Written problem: Exactly as written, quote every line that follows, skipping the images.

-- Begin --

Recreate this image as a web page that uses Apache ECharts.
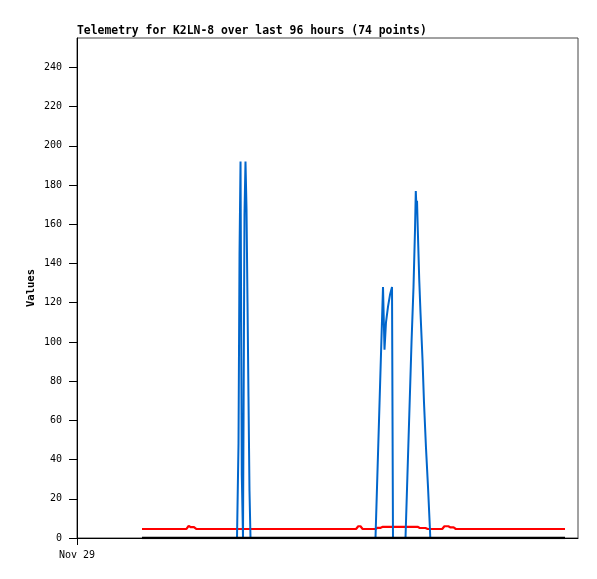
<!DOCTYPE html>
<html>
<head>
<meta charset="utf-8">
<script src="https://cdn.jsdelivr.net/npm/echarts@6/dist/echarts.min.js"></script>
<style>html,body{margin:0;padding:0;background:#fff}#c{width:597px;height:579px}</style>
</head>
<body>
<div id="c"></div>
<script>
// Hours since Nov 29 00:00
const titleText = 'Telemetry for K2LN-8 over last 96 hours (74 points)';
const xTickLabels = ['Nov 29'];
const yTicks = [0, 20, 40, 60, 80, 100, 120, 140, 160, 180, 200, 220, 240];

const blueTimes = [14.79, 36.41, 36.75, 36.98, 37.21, 37.50, 37.77, 38.11, 38.34, 38.57, 38.80, 39.02, 39.25, 39.48,
  67.92, 69.63, 69.97, 70.31, 70.77, 71.22, 71.68, 71.90,
  74.75, 76.12, 76.57, 76.91, 77.09, 77.25, 77.37, 77.55, 77.87, 78.16, 78.62, 78.96, 79.41, 79.87, 80.28, 80.39, 111.04];
const blueValues = [0, 0, 48, 145, 192, 32, 0, 165, 192, 168, 120, 72, 24, 0,
  0, 128, 96, 110, 118, 124, 128, 0,
  0, 100, 128, 157, 177, 168, 172, 157, 132, 115, 91, 69, 46, 26, 6, 0, 0];

const redTimes = [14.79, 24.91, 25.41, 25.91, 26.62, 27.12, 63.50, 64.00, 64.50, 65.00, 67.90, 68.40, 69.10, 69.60,
  77.50, 78.00, 79.30, 79.80, 83.10, 83.60, 84.50, 85.00, 85.70, 86.20, 111.04];
const redValues = [4.6, 4.6, 6.2, 5.5, 5.5, 4.6, 4.6, 6.0, 6.0, 4.6, 4.6, 5.2, 5.2, 5.7,
  5.7, 5.1, 5.1, 4.6, 4.6, 6.0, 6.0, 5.4, 5.4, 4.6, 4.6];

const blackTimes = [14.79, 111.04];
const blackValues = [0, 0];

const zip = (t, v) => t.map((x, i) => [x, v[i]]);
const mono = 'DejaVu Sans Mono';

const chart = echarts.init(document.getElementById('c'), null, {renderer: 'canvas'});
chart.setOption({
  animation: false,
  backgroundColor: '#fff',
  title: {
    text: titleText, left: 77, top: 26, padding: 0,
    textStyle: {fontFamily: mono, fontSize: 11.4, fontWeight: 'bold', color: '#000'}
  },
  grid: {left: 77, right: 19, top: 38, bottom: 41, show: true, borderColor: '#444', borderWidth: 1, backgroundColor: 'transparent'},
  xAxis: {
    type: 'value', min: 0, max: 114,
    splitLine: {show: false},
    axisLine: {show: true, onZero: false, lineStyle: {color: '#000', width: 1}},
    axisTick: {show: true, length: 7, customValues: [0], lineStyle: {color: '#000'}},
    axisLabel: {customValues: [0], formatter: v => (v === 0 ? xTickLabels[0] : ''), fontFamily: mono, fontSize: 10, color: '#000', margin: 12}
  },
  yAxis: {
    type: 'value', min: 0, max: 255,
    name: 'Values', nameLocation: 'middle', nameGap: 40, nameMoveOverlap: false,
    nameTextStyle: {fontFamily: mono, fontSize: 10.5, fontWeight: 'bold', color: '#000'},
    splitLine: {show: false},
    axisLine: {show: true, lineStyle: {color: '#000', width: 1}},
    axisTick: {show: true, length: 8, customValues: yTicks, lineStyle: {color: '#000'}},
    axisLabel: {customValues: yTicks, fontFamily: mono, fontSize: 10, color: '#000', margin: 15}
  },
  series: [
    {type: 'line', data: zip(redTimes, redValues), symbol: 'none', z: 2, lineStyle: {color: '#ff0000', width: 2.2}},
    {type: 'line', data: zip(blueTimes, blueValues), symbol: 'none', z: 3, lineStyle: {color: '#0066cc', width: 2}},
    {type: 'line', data: zip(blackTimes, blackValues), symbol: 'none', z: 4, lineStyle: {color: '#000', width: 2.5}}
  ]
});
</script>
</body>
</html>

-- End --

Result:
Recreate this image as a web page that uses Apache ECharts.
<!DOCTYPE html>
<html>
<head>
<meta charset="utf-8">
<script src="https://cdn.jsdelivr.net/npm/echarts@6/dist/echarts.min.js"></script>
<style>html,body{margin:0;padding:0;background:#fff}#c{width:597px;height:579px}</style>
</head>
<body>
<div id="c"></div>
<script>
// Hours since Nov 29 00:00
const titleText = 'Telemetry for K2LN-8 over last 96 hours (74 points)';
const xTickLabels = ['Nov 29'];
const yTicks = [0, 20, 40, 60, 80, 100, 120, 140, 160, 180, 200, 220, 240];

const blueTimes = [14.79, 36.41, 36.75, 36.98, 37.21, 37.50, 37.77, 38.11, 38.34, 38.57, 38.80, 39.02, 39.25, 39.48,
  67.92, 69.63, 69.97, 70.31, 70.77, 71.22, 71.68, 71.90,
  74.75, 76.12, 76.57, 76.91, 77.09, 77.25, 77.37, 77.55, 77.87, 78.16, 78.62, 78.96, 79.41, 79.87, 80.28, 80.39, 111.04];
const blueValues = [0, 0, 48, 145, 192, 32, 0, 165, 192, 168, 120, 72, 24, 0,
  0, 128, 96, 110, 118, 124, 128, 0,
  0, 100, 128, 157, 177, 168, 172, 157, 132, 115, 91, 69, 46, 26, 6, 0, 0];

const redTimes = [14.79, 24.91, 25.41, 25.91, 26.62, 27.12, 63.50, 64.00, 64.50, 65.00, 67.90, 68.40, 69.10, 69.60,
  77.50, 78.00, 79.30, 79.80, 83.10, 83.60, 84.50, 85.00, 85.70, 86.20, 111.04];
const redValues = [4.6, 4.6, 6.2, 5.5, 5.5, 4.6, 4.6, 6.0, 6.0, 4.6, 4.6, 5.2, 5.2, 5.7,
  5.7, 5.1, 5.1, 4.6, 4.6, 6.0, 6.0, 5.4, 5.4, 4.6, 4.6];

const blackTimes = [14.79, 111.04];
const blackValues = [0, 0];

const zip = (t, v) => t.map((x, i) => [x, v[i]]);
const mono = 'DejaVu Sans Mono';

const chart = echarts.init(document.getElementById('c'), null, {renderer: 'canvas'});
chart.setOption({
  animation: false,
  backgroundColor: '#fff',
  title: {
    text: titleText, left: 77, top: 26, padding: 0,
    textStyle: {fontFamily: mono, fontSize: 11.4, fontWeight: 'bold', color: '#000'}
  },
  grid: {left: 77, right: 19, top: 38, bottom: 41, show: true, borderColor: '#444', borderWidth: 1, backgroundColor: 'transparent'},
  xAxis: {
    type: 'value', min: 0, max: 114,
    splitLine: {show: false},
    axisLine: {show: true, onZero: false, lineStyle: {color: '#000', width: 1}},
    axisTick: {show: true, length: 7, customValues: [0], lineStyle: {color: '#000'}},
    axisLabel: {customValues: [0], formatter: v => (v === 0 ? xTickLabels[0] : ''), fontFamily: mono, fontSize: 10, color: '#000', margin: 12}
  },
  yAxis: {
    type: 'value', min: 0, max: 255,
    name: 'Values', nameLocation: 'middle', nameGap: 40, nameMoveOverlap: false,
    nameTextStyle: {fontFamily: mono, fontSize: 10.5, fontWeight: 'bold', color: '#000'},
    splitLine: {show: false},
    axisLine: {show: true, lineStyle: {color: '#000', width: 1}},
    axisTick: {show: true, length: 8, customValues: yTicks, lineStyle: {color: '#000'}},
    axisLabel: {customValues: yTicks, fontFamily: mono, fontSize: 10, color: '#000', margin: 15}
  },
  series: [
    {type: 'line', data: zip(redTimes, redValues), symbol: 'none', z: 2, lineStyle: {color: '#ff0000', width: 2.2}},
    {type: 'line', data: zip(blueTimes, blueValues), symbol: 'none', z: 3, lineStyle: {color: '#0066cc', width: 2}},
    {type: 'line', data: zip(blackTimes, blackValues), symbol: 'none', z: 4, lineStyle: {color: '#000', width: 2.5}}
  ]
});
</script>
</body>
</html>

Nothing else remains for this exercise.